16 Mar '16
Quantum Magnetic Pipe Test (QMPT), a spin-off company of the Ural Federal University (UrFU) in Yekaterinburg, has developed a method of high-precision 3D detection of underwater oil and gas trunk lines.
Last summer the technology was put to the test on the Kara Sea in the Arctic Ocean, where employees of UrFU’s Institute of Physics and Technology (IPT) used the new approach to find a trunk line Gazprom, the Russian natural gas monopoly, had laid years before. An impressive level of precision revealed during the experiment proved the entire effort was a success, the university said.
According to Evgeny Narkhov, the CEO at QMPT and an IPT postgraduate, this is a commercially viable project as there is market demand for detecting pipelines deep below water or ground surface with an accuracy of just a few centimeters, and for determining whether a line needs repair.

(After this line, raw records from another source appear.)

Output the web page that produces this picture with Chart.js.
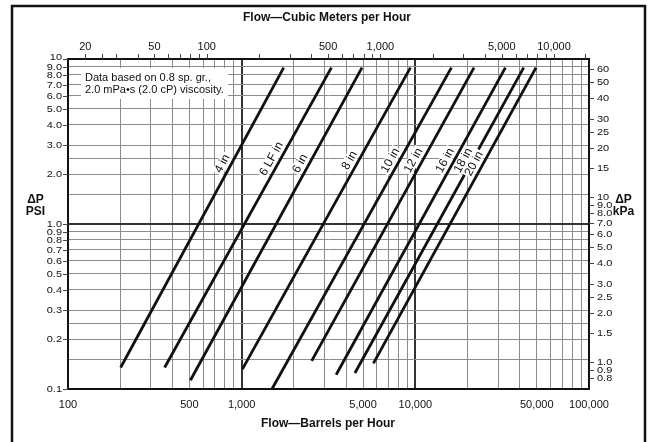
<!DOCTYPE html>
<html>
<head>
<meta charset="utf-8">
<script src="https://cdn.jsdelivr.net/npm/chart.js@4.4.1/dist/chart.umd.min.js"></script>
<style>
html, body { margin: 0; padding: 0; background: #fff; }
#wrap { position: relative; width: 649px; height: 442px; }
</style>
</head>
<body>
<div id="wrap"><canvas id="flow_chart" width="649" height="442"></canvas></div>
<script>
// pipe lines (barrels per hour, psi)
const pipe_sizes = ['4 in', '6 LF in', '6 in', '8 in', '10 in', '12 in', '16 in', '18 in', '20 in'];
const flow_low  = [201, 360, 507, 1010, 1495, 2530, 3500, 4490, 5735];
const psi_low   = [0.135, 0.135, 0.113, 0.132, 0.100, 0.148, 0.122, 0.125, 0.143];
const flow_high = [1746, 3286, 4930, 9370, 16130, 21770, 33000, 42070, 49530];
const psi_high  = [8.86, 8.86, 8.86, 8.86, 8.86, 8.86, 8.86, 8.86, 8.86];
const label_psi = [2.2, 2.35, 2.2, 2.3, 2.3, 2.3, 2.3, 2.3, 2.2];

// axes
const bbl_labels = [100, 500, 1000, 5000, 10000, 50000, 100000];
const bbl_grid = [200, 300, 400, 500, 600, 700, 800, 900, 1000,
                  2000, 3000, 4000, 5000, 6000, 7000, 8000, 9000, 10000,
                  20000, 30000, 40000, 50000, 60000, 70000, 80000, 90000];
const m3_labels = [20, 50, 100, 500, 1000, 5000, 10000];
const m3_ticks = [20, 25, 30, 40, 50, 60, 70, 80, 90, 100, 200, 300, 400, 500, 600, 700, 800, 900, 1000,
                  2000, 3000, 4000, 5000, 6000, 7000, 8000, 9000, 10000, 15000];
const psi_labels = [10, 9, 8, 7, 6, 5, 4, 3, 2, 1, 0.9, 0.8, 0.7, 0.6, 0.5, 0.4, 0.3, 0.2, 0.1];
const psi_grid = [0.15, 0.2, 0.25, 0.3, 0.4, 0.5, 0.6, 0.7, 0.8, 0.9, 1, 1.5, 2, 2.5, 3, 4, 5, 6, 7, 8, 9];
const kpa_labels = [60, 50, 40, 30, 25, 20, 15, 10, 9, 8, 7, 6, 5, 4, 3, 2.5, 2, 1.5, 1, 0.9, 0.8];

const BBL_PER_M3 = 6.2898;
const KPA_PER_PSI = 6.895;
const FONT = "'Liberation Sans', Arial, Helvetica, sans-serif";

function fmt(v){
    if(v >= 1000) return v.toLocaleString('en-US');
    return String(v);
}
function fmtDec(v){
    if(v >= 10) return String(v);
    if(v >= 1) return v.toFixed(1);
    return String(v);
}
function isDecade(v){
    const l = Math.log10(v);
    return Math.abs(l - Math.round(l)) < 1e-9;
}
// the side scale numbers are squat in the original, so squeeze them a bit
function squatText(ctx, text, x, y){
    ctx.save();
    ctx.translate(x, y);
    ctx.scale(1, 0.78);
    ctx.fillText(text, 0, 0);
    ctx.restore();
}

const datasets = pipe_sizes.map((name, i) => ({
    label: name,
    data: [{x: flow_low[i], y: psi_low[i]}, {x: flow_high[i], y: psi_high[i]}],
    showLine: true,
    borderColor: '#111',
    borderWidth: 2.8,
    pointRadius: 0,
    borderCapStyle: 'butt'
}));

const decorPlugin = {
    id: 'decor',
    beforeDatasetsDraw(chart){
        const ctx = chart.ctx;
        // note box covers grid
        ctx.save();
        ctx.fillStyle = '#fff';
        ctx.fillRect(81, 68, 147, 31);
        ctx.restore();
    },
    afterDatasetsDraw(chart){
        const ctx = chart.ctx;
        const xs = chart.scales.x, ys = chart.scales.y;
        // line labels
        ctx.save();
        ctx.font = '12px ' + FONT;
        ctx.textAlign = 'center';
        ctx.textBaseline = 'middle';
        pipe_sizes.forEach((name, i) => {
            const x1 = xs.getPixelForValue(flow_low[i]), y1 = ys.getPixelForValue(psi_low[i]);
            const x2 = xs.getPixelForValue(flow_high[i]), y2 = ys.getPixelForValue(psi_high[i]);
            const ang = Math.atan2(y2 - y1, x2 - x1);
            const t = (Math.log10(label_psi[i]) - Math.log10(psi_low[i])) /
                      (Math.log10(psi_high[i]) - Math.log10(psi_low[i]));
            const q = Math.pow(10, Math.log10(flow_low[i]) + t * (Math.log10(flow_high[i]) - Math.log10(flow_low[i])));
            const px = xs.getPixelForValue(q), py = ys.getPixelForValue(label_psi[i]);
            ctx.save();
            ctx.translate(px, py);
            ctx.rotate(ang);
            const w = ctx.measureText(name).width;
            ctx.fillStyle = '#fff';
            ctx.fillRect(-w / 2 - 1.5, -14, w + 3, 11.5);
            ctx.fillStyle = '#111';
            ctx.fillText(name, 0, -8);
            ctx.restore();
        });
        ctx.restore();
    },
    afterDraw(chart){
        const ctx = chart.ctx;
        const a = chart.chartArea;
        const xs = chart.scales.x, ys = chart.scales.y;
        ctx.save();
        // plot frame
        ctx.strokeStyle = '#111';
        ctx.lineWidth = 2;
        ctx.strokeRect(a.left, a.top, a.right - a.left, a.bottom - a.top);

        // outer border (no bottom edge)
        ctx.lineWidth = 2.5;
        ctx.beginPath();
        ctx.moveTo(12, 442);
        ctx.lineTo(12, 6);
        ctx.lineTo(645, 6);
        ctx.lineTo(645, 442);
        ctx.stroke();

        ctx.fillStyle = '#111';
        ctx.strokeStyle = '#444';
        ctx.lineWidth = 1;

        // bottom labels: barrels per hour
        ctx.font = '11px ' + FONT;
        ctx.textAlign = 'center';
        ctx.textBaseline = 'middle';
        bbl_labels.forEach(v => {
            ctx.fillText(fmt(v), xs.getPixelForValue(v), a.bottom + 16);
        });

        // top ticks and labels: cubic meters per hour
        m3_ticks.forEach(v => {
            const px = Math.round(xs.getPixelForValue(v * BBL_PER_M3)) + 0.5;
            ctx.beginPath();
            ctx.moveTo(px, a.top - 5);
            ctx.lineTo(px, a.top);
            ctx.stroke();
        });
        m3_labels.forEach(v => {
            ctx.fillText(fmt(v), xs.getPixelForValue(v * BBL_PER_M3), a.top - 12);
        });

        // left ticks and labels: psi
        ctx.textAlign = 'right';
        psi_labels.forEach(v => {
            const py = Math.round(ys.getPixelForValue(v)) + 0.5;
            ctx.beginPath();
            ctx.moveTo(a.left - 5, py);
            ctx.lineTo(a.left, py);
            ctx.stroke();
            squatText(ctx, fmtDec(v), a.left - 6, py - (v === 10 ? 2 : 0));
        });

        // right ticks and labels: kPa
        ctx.textAlign = 'left';
        kpa_labels.forEach(v => {
            const py = Math.round(ys.getPixelForValue(v / KPA_PER_PSI)) + 0.5;
            ctx.beginPath();
            ctx.moveTo(a.right, py);
            ctx.lineTo(a.right + 5, py);
            ctx.stroke();
            squatText(ctx, fmtDec(v), a.right + 8, py + 0.5);
        });

        // axis titles
        ctx.font = 'bold 12px ' + FONT;
        ctx.textAlign = 'center';
        ctx.fillText('Flow\u2014Cubic Meters per Hour', 327, 18);
        ctx.fillText('Flow\u2014Barrels per Hour', 328, 424);
        ctx.fillText('\u0394P', 35.5, 200);
        ctx.fillText('PSI', 35.5, 211.5);
        ctx.fillText('\u0394P', 623.5, 199.5);
        ctx.fillText('kPa', 623.5, 212);

        // note
        ctx.font = '11px ' + FONT;
        ctx.textAlign = 'left';
        ctx.fillText('Data based on 0.8 sp. gr.,', 85, 78);
        ctx.fillText('2.0 mPa\u2022s (2.0 cP) viscosity.', 85, 89.5);
        ctx.restore();
    }
};

const ctx = document.getElementById('flow_chart').getContext('2d');
const flow_chart = new Chart(ctx, {
    type: 'scatter',
    data: { datasets: datasets },
    options: {
        responsive: false,
        animation: false,
        devicePixelRatio: 1,
        layout: { padding: { left: 68, right: 60, top: 59, bottom: 53 } },
        plugins: { legend: { display: false }, tooltip: { enabled: false } },
        scales: {
            x: {
                type: 'logarithmic',
                min: 100,
                max: 100000,
                afterBuildTicks: scale => { scale.ticks = bbl_grid.map(v => ({value: v})); },
                ticks: { display: false },
                border: { display: false },
                grid: {
                    drawTicks: false,
                    color: c => isDecade(c.tick.value) ? '#333' : '#8c8c8c',
                    lineWidth: c => isDecade(c.tick.value) ? 2 : 1
                }
            },
            y: {
                type: 'logarithmic',
                min: 0.1,
                max: 10,
                afterBuildTicks: scale => { scale.ticks = psi_grid.map(v => ({value: v})); },
                ticks: { display: false },
                border: { display: false },
                grid: {
                    drawTicks: false,
                    color: c => isDecade(c.tick.value) ? '#333' : '#8c8c8c',
                    lineWidth: c => isDecade(c.tick.value) ? 2 : 1
                }
            }
        }
    },
    plugins: [decorPlugin]
});
</script>
</body>
</html>
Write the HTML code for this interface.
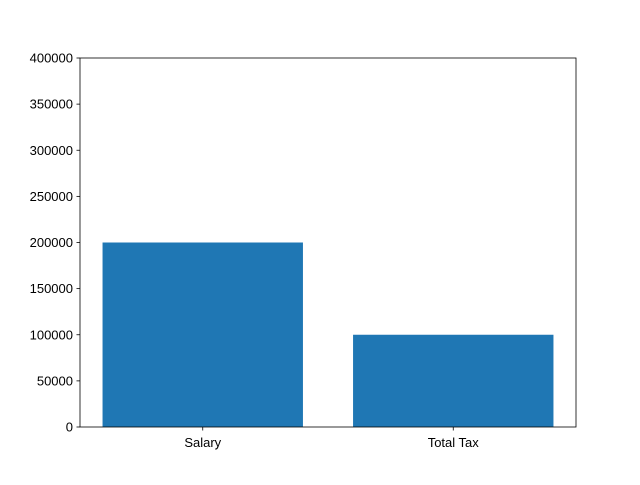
<!DOCTYPE html>
<html><head><meta charset="utf-8"><style>
body{margin:0;background:#fff;}
svg text{font-family:"Liberation Sans","DejaVu Sans",sans-serif;font-size:13px;fill:#000;}
</style></head><body>
<svg id="chart" width="640" height="480" xmlns="http://www.w3.org/2000/svg"></svg>
<script>
const categories = ["Salary", "Total Tax"];
const values = [200000, 100000];
const yTicks = [0, 50000, 100000, 150000, 200000, 250000, 300000, 350000, 400000];

const svg = document.getElementById('chart');
const NS = 'http://www.w3.org/2000/svg';
const L = 80, R = 576, T = 58, B = 427;
const xMin = -0.49, xMax = 1.49, yMin = 0, yMax = 400000;
const xs = v => L + (v - xMin) / (xMax - xMin) * (R - L);
const ys = v => B - (v - yMin) / (yMax - yMin) * (B - T);
function mk(tag, attrs, parent) {
  const e = document.createElementNS(NS, tag);
  for (const k in attrs) e.setAttribute(k, attrs[k]);
  (parent || svg).appendChild(e);
  return e;
}
categories.forEach((c, i) => {
  const b = mk('rect', {x: xs(i - 0.4), y: ys(values[i]), width: xs(i + 0.4) - xs(i - 0.4), height: ys(0) - ys(values[i]), fill: '#1f77b4'});
  
  
  const tk = mk('line', {x1: xs(i), x2: xs(i), y1: B, y2: B + 3.5, stroke: '#000', 'stroke-width': 0.8});
  
  
  const t = mk('text', {x: xs(i), y: B + 20, 'text-anchor': 'middle'});
  t.textContent = c;
  
  
});
yTicks.forEach(v => {
  const tk = mk('line', {x1: L - 3.5, x2: L, y1: ys(v), y2: ys(v), stroke: '#000', 'stroke-width': 0.8});
  
  
  const t = mk('text', {x: L - 7, y: ys(v) + 4.5, 'text-anchor': 'end'});
  t.textContent = v;
  
  
});
const frame = mk('rect', {x: L, y: T, width: R - L, height: B - T, fill: 'none', stroke: '#000', 'stroke-width': 0.8});


</script>
</body></html>
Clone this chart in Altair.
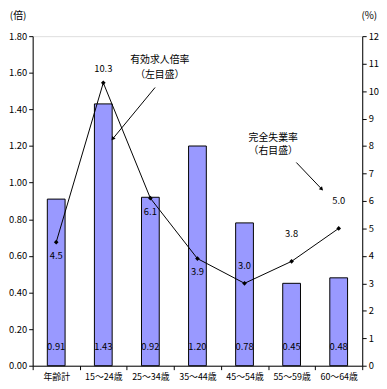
import altair as alt
import pandas as pd

cats = ["年齢計", "15～24歳", "25～34歳", "35～44歳", "45～54歳", "55～59歳", "60～64歳"]
ratio = [0.91, 1.43, 0.92, 1.20, 0.78, 0.45, 0.48]
unemp = [4.5, 10.3, 6.1, 3.9, 3.0, 3.8, 5.0]
left_ticks = [0.0, 0.2, 0.4, 0.6, 0.8, 1.0, 1.2, 1.4, 1.6, 1.8]
right_ticks = list(range(13))

FONT = "Noto Sans CJK JP"
W, H = 334, 334

df = pd.DataFrame({"cat": cats, "ratio": ratio, "unemp": unemp})

xscale = alt.Scale(domain=cats, paddingInner=0, paddingOuter=0)
xaxis = alt.Axis(title=None, tickBand="extent", labelAngle=0, domainColor="black",
                 tickColor="black", labelColor="black", labelFont=FONT, labelFontSize=9,
                 tickSize=4, labelPadding=3, labelOverlap=False)

# bars (left scale)
lscale = alt.Scale(domain=[0, 1.8], nice=False, zero=True)
laxis = alt.Axis(values=left_ticks, format=".2f", grid=False, title=None, tickSize=4,
                 labelPadding=2, domainColor="black", tickColor="black", labelColor="black",
                 labelFont=FONT, labelFontSize=9.5, labelOverlap=False, tickCount=10)
bx = alt.X("cat:N", sort=cats, scale=xscale, axis=xaxis)
bars = alt.Chart(df).mark_bar(color="#9999FF", stroke="black", strokeWidth=1, size=18).encode(
    x=bx, y=alt.Y("ratio:Q", scale=lscale, axis=laxis))
bar_text = alt.Chart(df).transform_calculate(base="0").mark_text(
    font=FONT, fontSize=9.5, color="black", dy=-19).encode(
    x=bx, y=alt.Y("base:Q", scale=lscale, axis=laxis), text=alt.Text("ratio:Q", format=".2f"))
bar_layer = alt.layer(bars, bar_text)

# line (right scale)
lx = alt.X("cat:N", sort=cats, scale=xscale, axis=None)
yr = alt.Y("unemp:Q", scale=alt.Scale(domain=[0, 12], nice=False),
           axis=alt.Axis(orient="right", values=right_ticks, grid=False, title=None,
                         tickSize=4, labelPadding=2, domainColor="black", tickColor="black",
                         labelColor="black", labelFont=FONT, labelFontSize=9.5, labelOverlap=False))
lbase = alt.Chart(df).encode(x=lx, y=yr)
line = lbase.mark_line(color="black", strokeWidth=1)
pts = lbase.mark_point(shape="diamond", filled=True, color="black", size=22, opacity=1)


def lbl(names, dy):
    return lbase.mark_text(font=FONT, fontSize=9.5, color="black", dy=dy).encode(
        text=alt.Text("unemp:Q", format=".1f")).transform_filter(
        alt.FieldOneOfPredicate(field="cat", oneOf=names))


line_layer = alt.layer(line, pts,
                       lbl([cats[0], cats[2], cats[3]], 14),
                       lbl([cats[1]], -14),
                       lbl([cats[4]], -18),
                       lbl([cats[5], cats[6]], -28))

# annotations (in category-index units / right-scale units)
ann_text = pd.DataFrame({
    "t": ["有効求人倍率", "（左目盛）", "完全失業率", "（右目盛）", "(倍)", "(%)"],
    "x": [2.70, 2.70, 5.11, 5.11, -0.31, 7.15],
    "y": [11.14, 10.59, 8.30, 7.80, 12.72, 12.72],
})
arrows = pd.DataFrame({"x": [2.60, 5.60], "y": [10.13, 7.40], "x2": [1.70, 6.14], "y2": [8.26, 6.43],
                       "ang": [219, 136]})
qx = alt.Scale(domain=[0, 7])
qy = alt.Scale(domain=[0, 12])
a_rule = alt.Chart(arrows).mark_rule(color="black", strokeWidth=1).encode(
    x=alt.X("x:Q", scale=qx, axis=None), x2="x2", y=alt.Y("y:Q", scale=qy, axis=None), y2="y2")
a_head = alt.Chart(arrows).mark_point(shape="triangle-up", filled=True, color="black", size=20, opacity=1).encode(
    x=alt.X("x2:Q", scale=qx, axis=None), y=alt.Y("y2:Q", scale=qy, axis=None),
    angle=alt.Angle("ang:Q", scale=None))
a_txt = alt.Chart(ann_text).mark_text(font=FONT, fontSize=10, color="black").encode(
    x=alt.X("x:Q", scale=qx, axis=None), y=alt.Y("y:Q", scale=qy, axis=None), text="t:N")
ann_layer = alt.layer(a_rule, a_head, a_txt)

chart = alt.layer(bar_layer, line_layer, ann_layer).resolve_scale(
    y="independent", x="independent").properties(width=W, height=H).configure_view(
    stroke=None).configure(padding=0, background="white")

chart.save("out.html", embed_options={"renderer": "svg", "actions": False})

The Ural researchers are reported to have managed to not only find but also photograph and compute the spatial location of underwater branch pipes of the main line at different depths. The instruments and other devices used in the experiment have been developed and built by UrFU’s quantum magnetometry laboratory.
The magnetometers UrFU produces are said to enable pipeline detection and examination up to 30 meters below the surface of the sea. The scientists will draw on the results of the Kara Sea experiment to improve their technology of nondestructive contactless inspection of oil and gas pipelines, and also upgrade production methods for the manufacture of domestic high-precision nautical magnetometers.
QMPT offers corporates and individuals its services in detection and monitoring of magnetic fields anomalies.